Brunch Bird lays claim to the one Reuben that could rule them all. I’ve seen grown men cry as they sink their teeth into this monstrous meal. The meatless corned beef is unassailable, thinly sliced and super smoky, piled up in tender shreds underneath a tangy blankets of sauerkraut, thousand island dressing, and melted cheese. It’s hard to hold if you don’t want to wear it, but worth the struggle. This is the sandwich that could win over staunch meat eaters without a fight.

Whether you go old school or nouveau, there’s no denying the appeal of a properly stacked Reuben. The interplay between umami, salty, sour, and subtly sweet flavors is what made it a top-seller for over a hundred years. In the next century, perhaps the Reuben revolution will make meat obsolete, once and for all. Which version are you picking up first?

Lobster In a Pinch

As a Connecticut native, I have a lot to say about lobster rolls. While I can’t claim to have been a big fan, it was an absolute, irrefutable fact that one such sandwich could ONLY be made with melted butter and steamed claw meat stuffed into a split-top bun. Served anywhere further than a mile from the shore, it should be regarded with suspicion. Better yet, it should be enjoyed at the beach for best results, with sand between your toes, wind in your hair, and the ocean filling the silence while you eat wordlessly with your lover.

Outside of that dreamy romance, as I got older, I found that the real world has other ideas. It turns out that there’s also a so-called Maine lobster roll that’s instead tossed with mayonnaise for a creamier, cooler richness, though that too should be a spartan affair. If you add things like chopped celery, onion, pickles, or carrots, let’s be honest: You just made expensive, luxury seafood indistinguishable from tuna salad. Some people call this Rhode Island-style, but I just call it an abomination.

Given there are so few ingredients and no where to hide extras, how can one accurately recreate the experience of a fresh, plump lobster roll without any animal products? To that, I say, “hold my bun and watch.”

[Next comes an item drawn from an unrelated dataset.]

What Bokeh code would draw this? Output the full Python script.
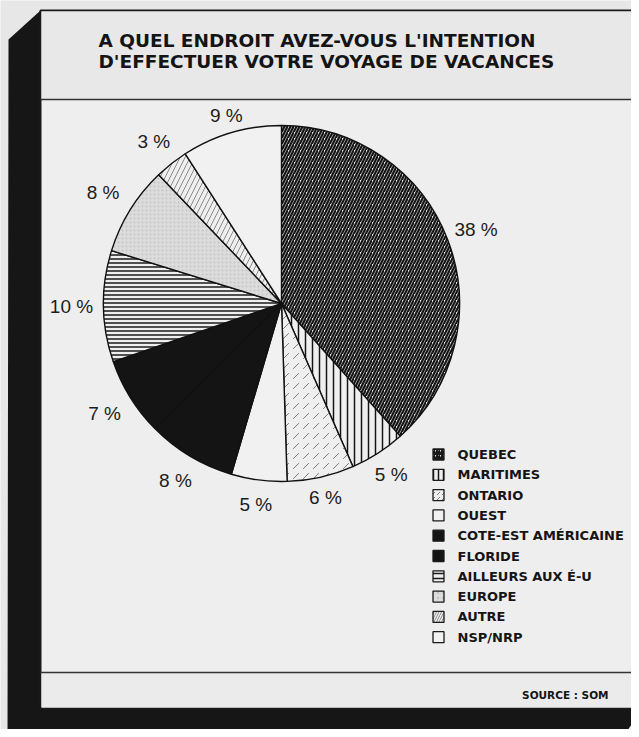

Thick Sugimoto Donko shiitake mushroom caps offer the ideal meaty yet supple texture once rehydrated. Though smaller than Koshin, they’re the perfect size for tucking into a sandwich and filling every square inch with nuanced, umami and tanmi flavor. Making this recipe suitably lavish, tender artichoke bottoms join the party to replicate that buttery yet mild bite of fresh seafood. It’s a bit of a splurge, as a proper lobster roll should be.

On that note, it’s interesting to look back on how far such a humble crustacean has come. While lobster has become a prized delicacy in America since the early 1900s, prior to that it was so despised and devalued that it was literally served to prisoners. The general public regarded it as “sea trash”, with such overwhelming numbers washing up along the east coast that much of the catch was used as fertilizer. I have confidence that once word gets about plant-based lobster, it might enjoy a similar rise to fame and fortune.

And why not? Infused with the oceanic flavor of kelp and seasoned simply, these fresh vegetables taste downright decadent. Once you have the main meat of the matter ready to go, you can turn it into a Connecticut dream or Maine game in a snap- or both, if you can’t decide. While you could also go off the rails down the Rhode Island route, just don’t tell me about it. I won’t yuck your yum, but I think there’s no reason to mess with perfection here.